While some towns, villages and local service districts managed to merge following 'Yes" votes, many other mergers were either defeated at the ballot box or abandoned after opposition made it clear a "No" vote was inevitable.
"It was an enormous mountain to climb, and we weren't going to get there," said business owner David Shipley, part of a group that hoped to turn the local service district of Rusagonis-Waasis into a rural community with an elected council and taxation powers.
As those defeats piled up, the plebiscite requirement came to be seen as an obstacle to needed reforms.
A report recommending major reforms in 2008 said that "voluntary changes, if and when they happen, are painfully slow and don't always occur where they are the most necessary." That report was promptly shelved by the Liberal government of the day.
"The whole reason for the plebiscite was to act as a political firewall for the government at the time," Shipley said.
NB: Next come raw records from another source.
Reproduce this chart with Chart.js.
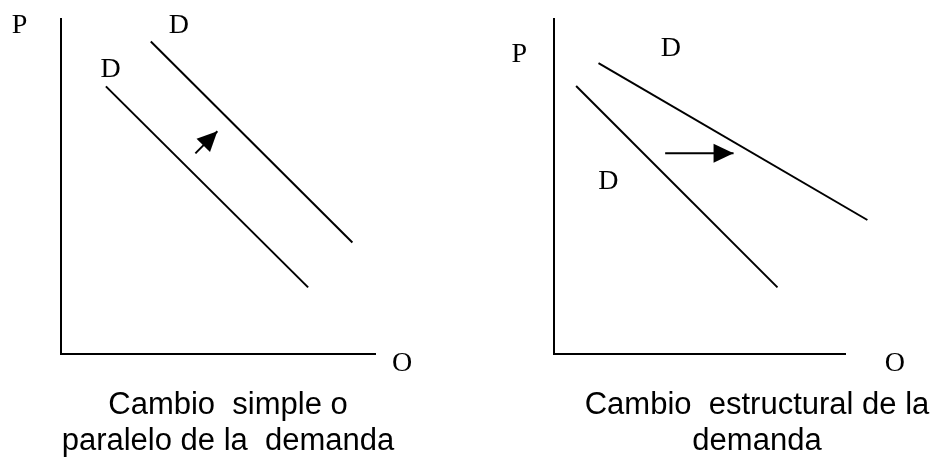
<!DOCTYPE html>
<html>
<head>
<meta charset="utf-8">
<script src="https://cdn.jsdelivr.net/npm/chart.js@4/dist/chart.umd.min.js"></script>
<style>
  html, body { margin: 0; padding: 0; background: #fff; }
  #wrap { position: relative; width: 935px; height: 457px; }
  canvas { position: absolute; top: 0; }
</style>
</head>
<body>
<div id="wrap">
  <canvas id="simple" width="467" height="457" style="left:0"></canvas>
  <canvas id="estructural" width="468" height="457" style="left:467px"></canvas>
</div>
<script>
// Cambio simple: two parallel demand curves (x = cantidad, y = precio, 0..10)
const simpleD1 = [{ x: 1.43, y: 7.99 }, { x: 7.87, y: 1.99 }];
const simpleD2 = [{ x: 2.86, y: 9.33 }, { x: 9.28, y: 3.33 }];
const simpleArrow = [{ x: 4.28, y: 5.99 }, { x: 4.98, y: 6.65 }];
const simpleLabels = [
  { text: "P", x: -1.32, y: 9.59 },
  { text: "D", x: 3.75, y: 9.59 },
  { text: "D", x: 1.58, y: 8.26 },
  { text: "O", x: 10.86, y: -0.51 },
];
const simpleCaption = ["Cambio  simple o", "paralelo de la  demanda"];

// Cambio estructural: demand curve rotates to a flatter slope
const estrD1 = [{ x: 0.76, y: 8.0 }, { x: 7.68, y: 1.99 }];
const estrD2 = [{ x: 1.53, y: 8.68 }, { x: 10.77, y: 4.0 }];
const estrArrow = [{ x: 3.82, y: 5.99 }, { x: 6.17, y: 5.99 }];
const estrLabels = [
  { text: "P", x: -1.19, y: 8.73 },
  { text: "D", x: 4.02, y: 8.9 },
  { text: "D", x: 1.87, y: 4.92 },
  { text: "O", x: 11.71, y: -0.51 },
];
const estrCaption = ["Cambio  estructural de la", "demanda"];

const annotate = {
  id: "annotate",
  afterDatasetsDraw(chart, args, opts) {
    const { ctx, scales: { x, y } } = chart;
    ctx.save();
    ctx.fillStyle = "#000";

    // arrow head at the end of the arrow dataset
    const a = opts.arrow;
    const x0 = x.getPixelForValue(a[0].x), y0 = y.getPixelForValue(a[0].y);
    const x1 = x.getPixelForValue(a[1].x), y1 = y.getPixelForValue(a[1].y);
    const ang = Math.atan2(y1 - y0, x1 - x0);
    const len = 20, half = 9.5;
    const c = Math.cos(ang), s = Math.sin(ang);
    ctx.beginPath();
    ctx.moveTo(x1, y1);
    ctx.lineTo(x1 - len * c + half * s, y1 - len * s - half * c);
    ctx.lineTo(x1 - len * c - half * s, y1 - len * s + half * c);
    ctx.closePath();
    ctx.fill();

    // P, D, O letters
    ctx.font = "28px 'Liberation Serif', 'Times New Roman', serif";
    ctx.textAlign = "center";
    ctx.textBaseline = "alphabetic";
    opts.labels.forEach((l) => {
      ctx.fillText(l.text, x.getPixelForValue(l.x), y.getPixelForValue(l.y));
    });

    // caption under the panel
    ctx.font = "31px 'Liberation Sans', Arial, sans-serif";
    opts.caption.forEach((line, i) => {
      ctx.fillText(line, opts.captionX, 414 + i * 36);
    });
    ctx.restore();
  },
};

function lineSet(data) {
  return {
    data,
    showLine: true,
    borderColor: "#000",
    borderWidth: 2,
    pointRadius: 0,
    clip: false,
  };
}

const hiddenAxis = {
  type: "linear",
  min: 0,
  max: 10,
  grid: { display: false, drawTicks: false },
  ticks: { display: false },
  border: { display: true, color: "#000", width: 2 },
};

function makePanel(id, datasets, padding, extras) {
  return new Chart(document.getElementById(id), {
    type: "scatter",
    data: { datasets },
    options: {
      responsive: false,
      animation: false,
      layout: { padding, autoPadding: false },
      plugins: {
        legend: { display: false },
        tooltip: { enabled: false },
        annotate: extras,
      },
      scales: { x: { ...hiddenAxis }, y: { ...hiddenAxis } },
    },
    plugins: [annotate],
  });
}

makePanel(
  "simple",
  [lineSet(simpleD1), lineSet(simpleD2), lineSet(simpleArrow)],
  { left: 61, right: 92, top: 19, bottom: 103 },
  { arrow: simpleArrow, labels: simpleLabels, caption: simpleCaption, captionX: 228 }
);

makePanel(
  "estructural",
  [lineSet(estrD1), lineSet(estrD2), lineSet(estrArrow)],
  { left: 87, right: 90, top: 19, bottom: 103 },
  { arrow: estrArrow, labels: estrLabels, caption: estrCaption, captionX: 290 }
);
</script>
</body>
</html>
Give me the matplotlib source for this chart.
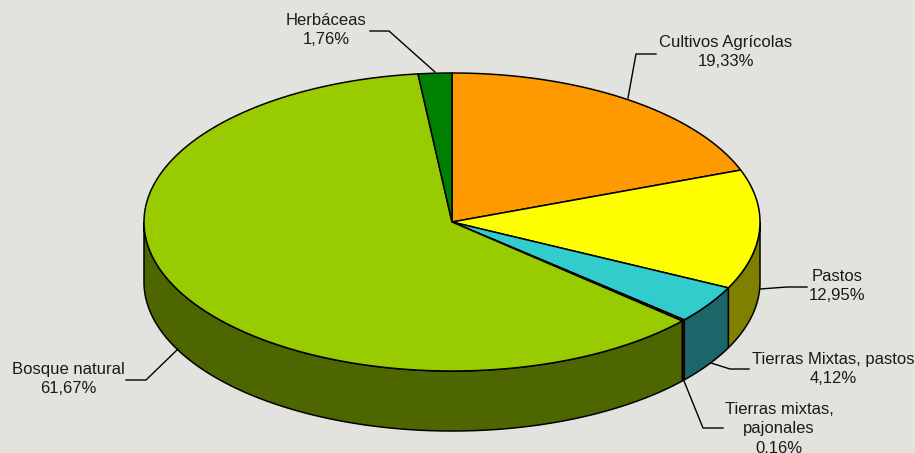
import numpy as np
import matplotlib
matplotlib.use('Agg')
import matplotlib.pyplot as plt
from matplotlib.patches import Polygon

categories = ['Cultivos Agrícolas', 'Pastos', 'Tierras Mixtas, pastos',
              'Tierras mixtas,\npajonales', 'Bosque natural', 'Herbáceas']
values = [19.33, 12.95, 4.12, 0.16, 61.67, 1.76]
value_labels = ['19,33%', '12,95%', '4,12%', '0,16%', '61,67%', '1,76%']
top_colors = ['#FF9900', '#FFFF00', '#33CCCC', '#993300', '#99CC00', '#008000']
side_colors = ['#804D00', '#808000', '#1A6669', '#7A0000', '#4D6600', '#004000']

# label centres, then leader polylines
label_pos = [(726, 52), (837, 286), (833, 369), (779, 429), (68, 379), (326, 30)]
leaders = [[(628, 98), (636, 54), (656, 54)],
           [(760, 289), (787, 287), (807, 287)],
           [(711, 363), (730, 369), (749, 369)],
           [(684, 381), (703, 428), (723, 428)],
           [(178, 349), (146, 380), (126, 380)],
           [(435, 72), (389, 31), (370, 31)]]

cx, cy = 452, 222
a, b = 308, 149
depth = 60


def rim(t0, t1):
    t = np.radians(np.linspace(t0, t1, max(int(abs(t1 - t0) * 2), 2)))
    return cx + a * np.sin(t), cy - b * np.cos(t)


fig = plt.figure(figsize=(9.15, 4.53), dpi=100, facecolor='#E2E3DF')
ax = fig.add_axes([0, 0, 1, 1])
ax.set_xlim(0, 915)
ax.set_ylim(453, 0)
ax.axis('off')

edges = np.concatenate([[0], np.cumsum(values)]) * 360 / np.sum(values)

# side walls, only the front half of the pie shows them
for i in range(len(values)):
    t0, t1 = max(edges[i], 90), min(edges[i + 1], 270)
    if t1 <= t0:
        continue
    x, y = rim(t0, t1)
    pts = np.r_[np.c_[x, y], np.c_[x, y + depth][::-1]]
    ax.add_patch(Polygon(pts, closed=True, fc=side_colors[i], ec='black', lw=1.1, zorder=2))

# top face
for i in range(len(values)):
    x, y = rim(edges[i], edges[i + 1])
    pts = np.r_[[(cx, cy)], np.c_[x, y]]
    ax.add_patch(Polygon(pts, closed=True, fc=top_colors[i], ec='black', lw=1.1, zorder=3))

for line in leaders:
    xs, ys = zip(*line)
    ax.plot(xs, ys, color='black', lw=1.0, zorder=4)

for name, val, (lx, ly) in zip(categories, value_labels, label_pos):
    ax.text(lx, ly, name + '\n' + val, ha='center', va='center', fontsize=12,
            family='Liberation Sans', color='#1a1a1a', linespacing=1.38, zorder=5)

fig.savefig('out.png', dpi=100, facecolor=fig.get_facecolor())
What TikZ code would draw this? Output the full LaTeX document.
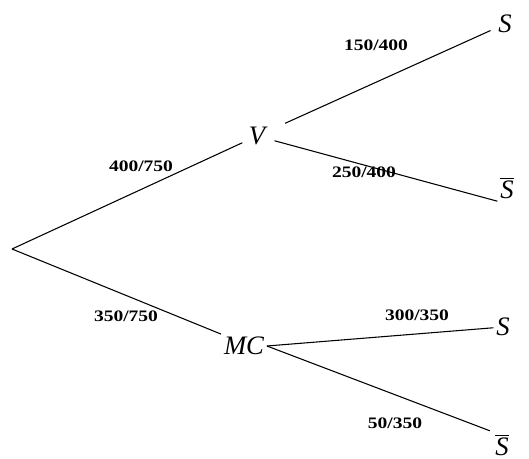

"It wasn't seen as imposing incorporation or creating a municipality, it was the 'will of the people.' It was all about creating that buffer for politicians who didn't want to spend the political capital to make unpopular decisions."
Political scientist Tom Bateman of St. Thomas University said that while federal and provincial plebiscites and referendums happen from time to time, "they are not really an integral part of our political culture" and they tend to be driven by opposition to an idea.
"The beauty but also the bane of a referendum is the question is reduced to a yes or a no, as it must be," he said. "That often belies the complexity of the issue."
With the Higgs reforms, Shipley will get the rural municipality he was hoping for back in 2013. But in the meantime, another Fredericton-area rural community came into being in 2014 and has been booming.
"We lost that decade. Look at all the good things that happened in Hanwell with their development. Rusagonis didn't get any of those things."